Он странствовал. Он передвигался на автобусах и поездах и много ходил пешком — однажды шел целых шесть недель кряду от высеченного в скалах святилища до каменной стелы — по всем местам, где были надписи, в основном на древних местных языках с использованием брами[30]. Ананд предлагал ему арендовать машину, но Оуэн боялся садиться за руль в Индии — боялся животных на дороге, спящих людей по ночам, боялся застрять в пробке посреди какого-нибудь базара, в гуще народа, в духоте и давке. Кошмарная сила толпы, мощь религии — для него они были связаны. Людские массы означали преклонение и неистовство, потерю управляемости, затоптанных детей. Он путешествовал в вагонах второго класса с деревянными сиденьями. Пробирался между лежащими вповалку телами на платформах, видел, как люди несут в поезд взятые напрокат матрацы. Ночевал в гостиницах, бунгало, маленьких дешевых приютах рядом с местами паломничества и около крупных раскопок. Иногда останавливался у приятелей Ананда, у знакомых других коллег. Он рылся в памяти — накопленный за всю жизнь багаж имен и адресов, рассеянных по всему миру, пришелся тут очень кстати.

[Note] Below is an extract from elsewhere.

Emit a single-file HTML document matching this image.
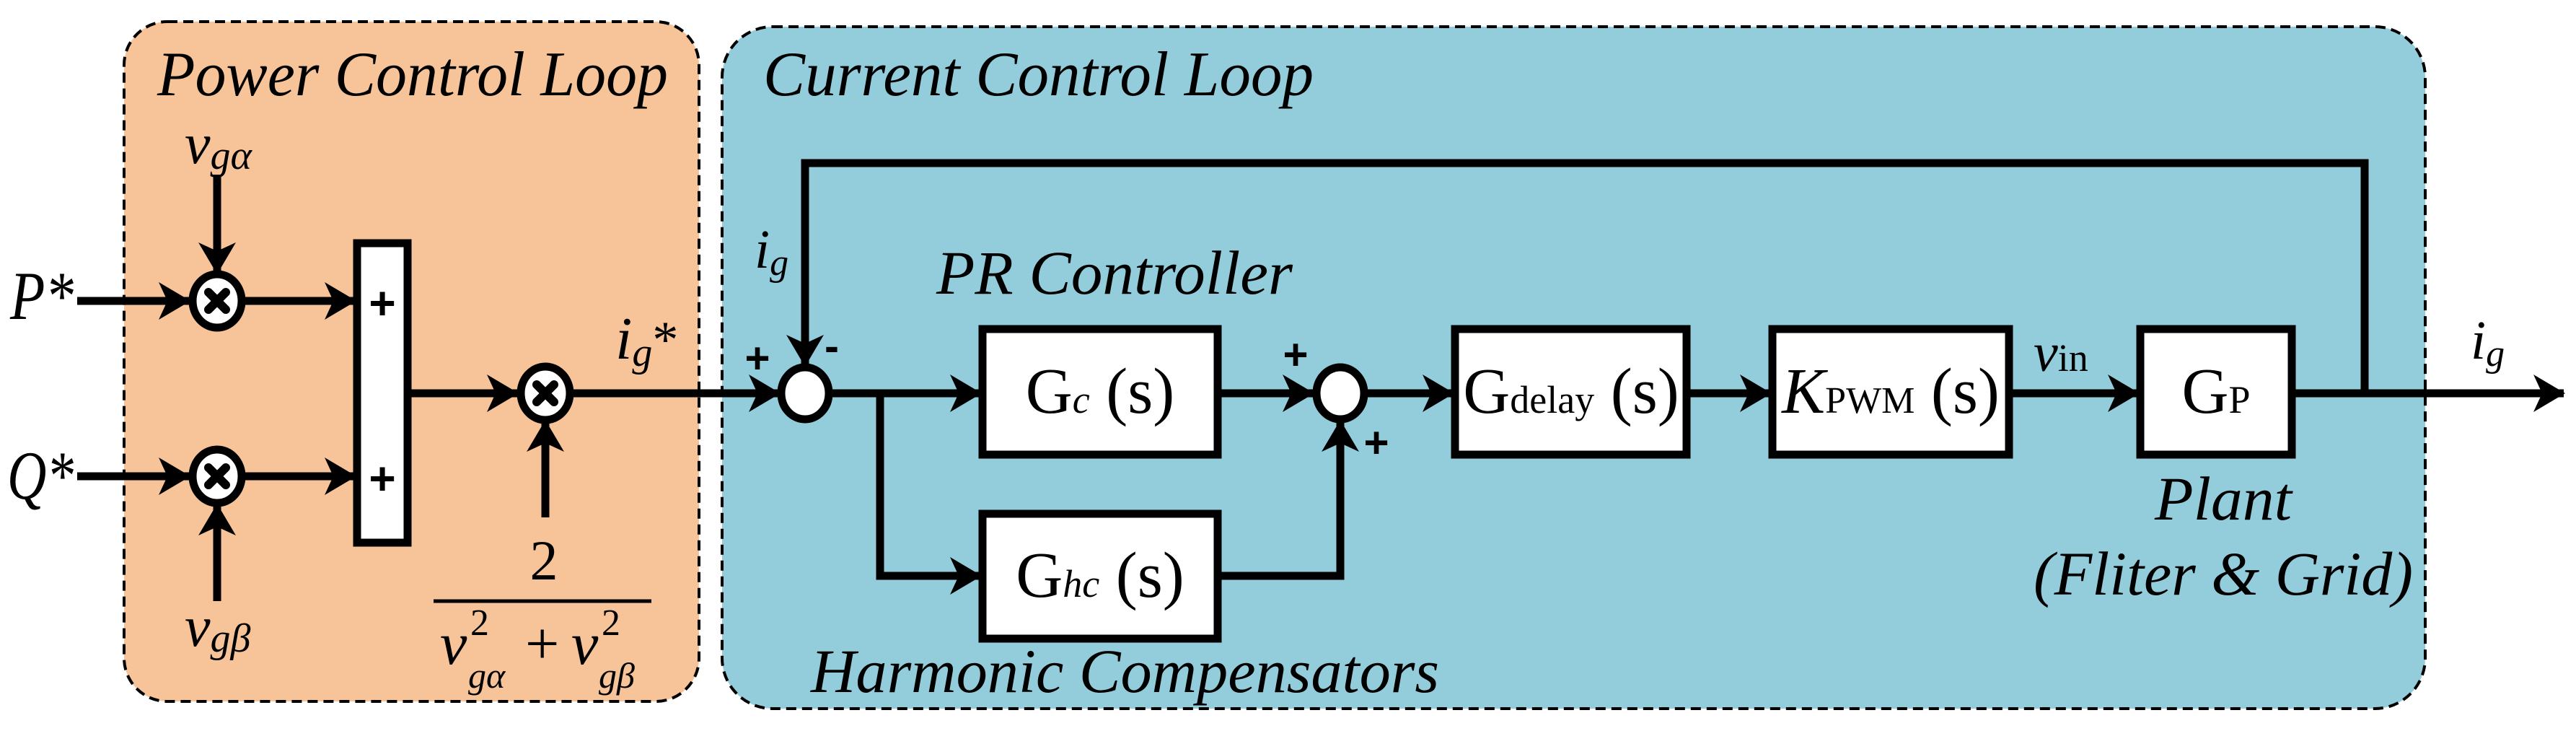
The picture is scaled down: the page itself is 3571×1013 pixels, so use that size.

Ржавые жестяные хибарки, печи для обжига кирпичей, буйвол, серебристый от грязи. Ему казалось, что его автобус все время тащится между двумя дизельными грузовиками, стреляющими дымом. Близ Пуны сидели под баньяном человек десять, все в бело-розовой кисее. В Сурате он побрел по железнодорожному полотну и наткнулся на город-призрак, который был спутником, копией реального города. В хижинах, палатках, на улицах кишели люди. Цирюльник на перекрестке и врач, лечащий глаза. Человек с горчичным маслом и маленькой ложечкой для прочистки ушей. Другой человек брил желающим подмышки. Жизнь дремала и бурлила в дыму тысяч костров, на которых готовилась пища. Красные и синие граффити на хинди. Свастики, кони, сценки из жизни Кришны. На окраине Майсура его подобрал мужчина в «рэмблере». Он вел машину, не снимая руки с клаксона, — люди и буйволы уступали ему дорогу, но медленно, в своем собственном неторопливом ритме. Он был молод, с намеком на усики и сочной нижней губой; на нем была розовая безрукавка поверх зеленой рубашки.